REQUIRED WORK ▸
Would you transcribe the listing that follows, character for character, and omit its images?

STORED DATA ▸
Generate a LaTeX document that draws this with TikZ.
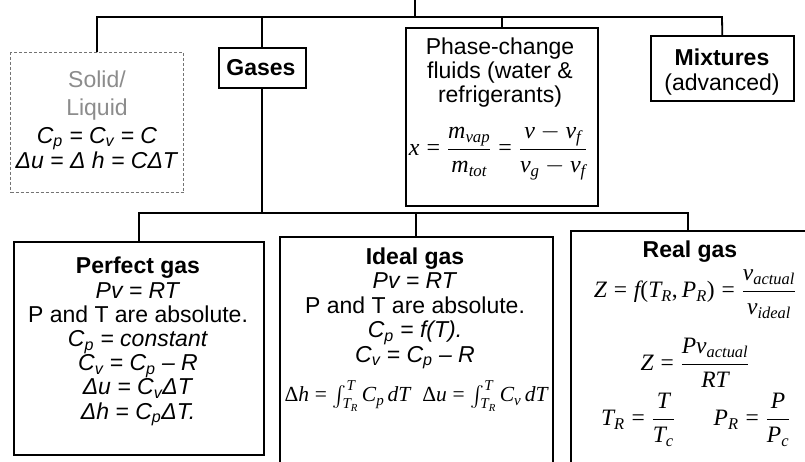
\documentclass[tikz,border=0pt]{standalone}
\usepackage{amsmath}
\usepackage[no-math]{fontspec}
\setmainfont{Liberation Sans}
\newfontfamily\tmsfam{Liberation Serif}[NFSSFamily=tms]
\DeclareSymbolFont{letters}{TU}{tms}{m}{it}
\DeclareSymbolFont{operators}{TU}{tms}{m}{n}
\mathcode`\,="602C
\renewcommand\Delta{\mathord{\text{\tmsfam\upshape Δ}}}
\newcommand\sbs[1]{\textsubscript{#1}}
\begin{document}
\begin{tikzpicture}[x=1pt,y=-1pt,
  box/.style={draw, line width=1.6pt, inner sep=0pt, anchor=north west},
  dbox/.style={draw=black!55, densely dashed, line width=1.1pt, inner sep=0pt, anchor=north west},
  txt/.style={inner sep=0pt, align=center, anchor=base, font=\fontsize{23}{24.2}\selectfont},
  mth/.style={inner sep=0pt, font=\fontsize{23.5}{26}\selectfont},
  conn/.style={line width=1.8pt}]
\clip (0,0) rectangle (805,461);
\fill[white] (0,0) rectangle (805,461);
% boxes
\node[dbox, minimum width=173pt, minimum height=140pt] (solid) at (10,52) {};
\node[box, minimum width=87pt, minimum height=40pt] (gases) at (218,47) {};
\node[box, minimum width=192pt, minimum height=178pt] (phase) at (405,27) {};
\node[box, minimum width=143pt, minimum height=65pt] (mix) at (650,35) {};
\node[box, minimum width=250pt, minimum height=213pt] (perfect) at (13,241) {};
\node[box, minimum width=273pt, minimum height=260pt] (ideal) at (279,236) {};
\node[box, minimum width=260pt, minimum height=260pt] (real) at (570,230) {};
% connectors
\coordinate (trunk) at (415,0);
\coordinate (busR) at (722,17);
\coordinate (bus2R) at (688,213);
\coordinate (realtop) at (688,230);
\draw[conn] (solid.north) |- (busR) -- (mix.north);
\draw[conn] (trunk) -- (trunk |- busR);
\draw[conn] (gases.north) -- (gases.north |- busR);
\draw[conn] (phase.north) -- (phase.north |- busR);
\draw[conn] (perfect.north) |- (bus2R) -- (realtop);
\draw[conn] (gases.south) -- (gases.south |- bus2R);
\draw[conn] (ideal.north) -- (ideal.north |- bus2R);
% texts
\node[txt, font=\fontsize{23}{25}\selectfont] (tsolid) at (97,168) {{\color{black!45}Solid/}\\[3pt]{\color{black!45}Liquid}\\[3pt]\textit{C\sbs{p} = C\sbs{v} = C}\\\textit{Δu = Δ h = CΔT}};
\node[txt, font=\fontsize{23}{25}\selectfont\bfseries] (tgases) at (261,75) {Gases};
\node[txt, font=\fontsize{23}{24}\selectfont] (tphase) at (500,102) {Phase-change\\fluids (water \&\\refrigerants)};
\node[mth, font=\fontsize{24}{28}\selectfont] (fphase) at (498,152) {$\displaystyle x=\frac{m_{vap}}{m_{tot}}=\frac{v-v_f}{v_g-v_f}$};
\node[txt, font=\fontsize{23}{25}\selectfont] (tmix) at (722,90) {\textbf{Mixtures}\\(advanced)};
\node[txt] (tperfect) at (138,419) {\textbf{Perfect gas}\\\textit{Pv = RT}\\P and T are absolute.\\\textit{C\sbs{p} = constant}\\\textit{C\sbs{v} = C\sbs{p} – R}\\\textit{Δu = C\sbs{v}ΔT}\\\textit{Δh = C\sbs{p}ΔT.}};
\node[txt, font=\fontsize{23}{24.5}\selectfont] (tideal) at (415,362) {\textbf{Ideal gas}\\\textit{Pv = RT}\\P and T are absolute.\\\textit{C\sbs{p} = f(T).}\\\textit{C\sbs{v} = C\sbs{p} – R}};
\node[mth, font=\fontsize{21.5}{24}\selectfont] (fideal) at (416,396) {$\Delta h=\int_{T_R}^{T} C_p\,dT\ \ \Delta u=\int_{T_R}^{T} C_v\,dT$};
\node[txt] (treal) at (690,257) {\textbf{Real gas}};
\node[mth] (freal1) at (695,294) {$\displaystyle Z=f(T_R,P_R)=\frac{v_{actual}}{v_{ideal}}$};
\node[mth] (freal2) at (695,363) {$\displaystyle Z=\frac{Pv_{actual}}{RT}$};
\node[mth] (freal3) at (638,420) {$\displaystyle T_R=\frac{T}{T_c}$};
\node[mth] (freal4) at (752,420) {$\displaystyle P_R=\frac{P}{P_c}$};
\end{tikzpicture}
\end{document}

SOLVED EXERCISE ▸
Generate a LaTeX document that draws this with TikZ.
\documentclass[tikz,border=0pt]{standalone}
\usepackage{amsmath}
\usepackage[no-math]{fontspec}
\setmainfont{Liberation Sans}
\newfontfamily\tmsfam{Liberation Serif}[NFSSFamily=tms]
\DeclareSymbolFont{letters}{TU}{tms}{m}{it}
\DeclareSymbolFont{operators}{TU}{tms}{m}{n}
\mathcode`\,="602C
\renewcommand\Delta{\mathord{\text{\tmsfam\upshape Δ}}}
\newcommand\sbs[1]{\textsubscript{#1}}
\begin{document}
\begin{tikzpicture}[x=1pt,y=-1pt,
  box/.style={draw, line width=1.6pt, inner sep=0pt, anchor=north west},
  dbox/.style={draw=black!55, densely dashed, line width=1.1pt, inner sep=0pt, anchor=north west},
  txt/.style={inner sep=0pt, align=center, anchor=base, font=\fontsize{23}{24.2}\selectfont},
  mth/.style={inner sep=0pt, font=\fontsize{23.5}{26}\selectfont},
  conn/.style={line width=1.8pt}]
\clip (0,0) rectangle (805,461);
\fill[white] (0,0) rectangle (805,461);
% boxes
\node[dbox, minimum width=173pt, minimum height=140pt] (solid) at (10,52) {};
\node[box, minimum width=87pt, minimum height=40pt] (gases) at (218,47) {};
\node[box, minimum width=192pt, minimum height=178pt] (phase) at (405,27) {};
\node[box, minimum width=143pt, minimum height=65pt] (mix) at (650,35) {};
\node[box, minimum width=250pt, minimum height=213pt] (perfect) at (13,241) {};
\node[box, minimum width=273pt, minimum height=260pt] (ideal) at (279,236) {};
\node[box, minimum width=260pt, minimum height=260pt] (real) at (570,230) {};
% connectors
\coordinate (trunk) at (415,0);
\coordinate (busR) at (722,17);
\coordinate (bus2R) at (688,213);
\coordinate (realtop) at (688,230);
\draw[conn] (solid.north) |- (busR) -- (mix.north);
\draw[conn] (trunk) -- (trunk |- busR);
\draw[conn] (gases.north) -- (gases.north |- busR);
\draw[conn] (phase.north) -- (phase.north |- busR);
\draw[conn] (perfect.north) |- (bus2R) -- (realtop);
\draw[conn] (gases.south) -- (gases.south |- bus2R);
\draw[conn] (ideal.north) -- (ideal.north |- bus2R);
% texts
\node[txt, font=\fontsize{23}{25}\selectfont] (tsolid) at (97,168) {{\color{black!45}Solid/}\\[3pt]{\color{black!45}Liquid}\\[3pt]\textit{C\sbs{p} = C\sbs{v} = C}\\\textit{Δu = Δ h = CΔT}};
\node[txt, font=\fontsize{23}{25}\selectfont\bfseries] (tgases) at (261,75) {Gases};
\node[txt, font=\fontsize{23}{24}\selectfont] (tphase) at (500,102) {Phase-change\\fluids (water \&\\refrigerants)};
\node[mth, font=\fontsize{24}{28}\selectfont] (fphase) at (498,152) {$\displaystyle x=\frac{m_{vap}}{m_{tot}}=\frac{v-v_f}{v_g-v_f}$};
\node[txt, font=\fontsize{23}{25}\selectfont] (tmix) at (722,90) {\textbf{Mixtures}\\(advanced)};
\node[txt] (tperfect) at (138,419) {\textbf{Perfect gas}\\\textit{Pv = RT}\\P and T are absolute.\\\textit{C\sbs{p} = constant}\\\textit{C\sbs{v} = C\sbs{p} – R}\\\textit{Δu = C\sbs{v}ΔT}\\\textit{Δh = C\sbs{p}ΔT.}};
\node[txt, font=\fontsize{23}{24.5}\selectfont] (tideal) at (415,362) {\textbf{Ideal gas}\\\textit{Pv = RT}\\P and T are absolute.\\\textit{C\sbs{p} = f(T).}\\\textit{C\sbs{v} = C\sbs{p} – R}};
\node[mth, font=\fontsize{21.5}{24}\selectfont] (fideal) at (416,396) {$\Delta h=\int_{T_R}^{T} C_p\,dT\ \ \Delta u=\int_{T_R}^{T} C_v\,dT$};
\node[txt] (treal) at (690,257) {\textbf{Real gas}};
\node[mth] (freal1) at (695,294) {$\displaystyle Z=f(T_R,P_R)=\frac{v_{actual}}{v_{ideal}}$};
\node[mth] (freal2) at (695,363) {$\displaystyle Z=\frac{Pv_{actual}}{RT}$};
\node[mth] (freal3) at (638,420) {$\displaystyle T_R=\frac{T}{T_c}$};
\node[mth] (freal4) at (752,420) {$\displaystyle P_R=\frac{P}{P_c}$};
\end{tikzpicture}
\end{document}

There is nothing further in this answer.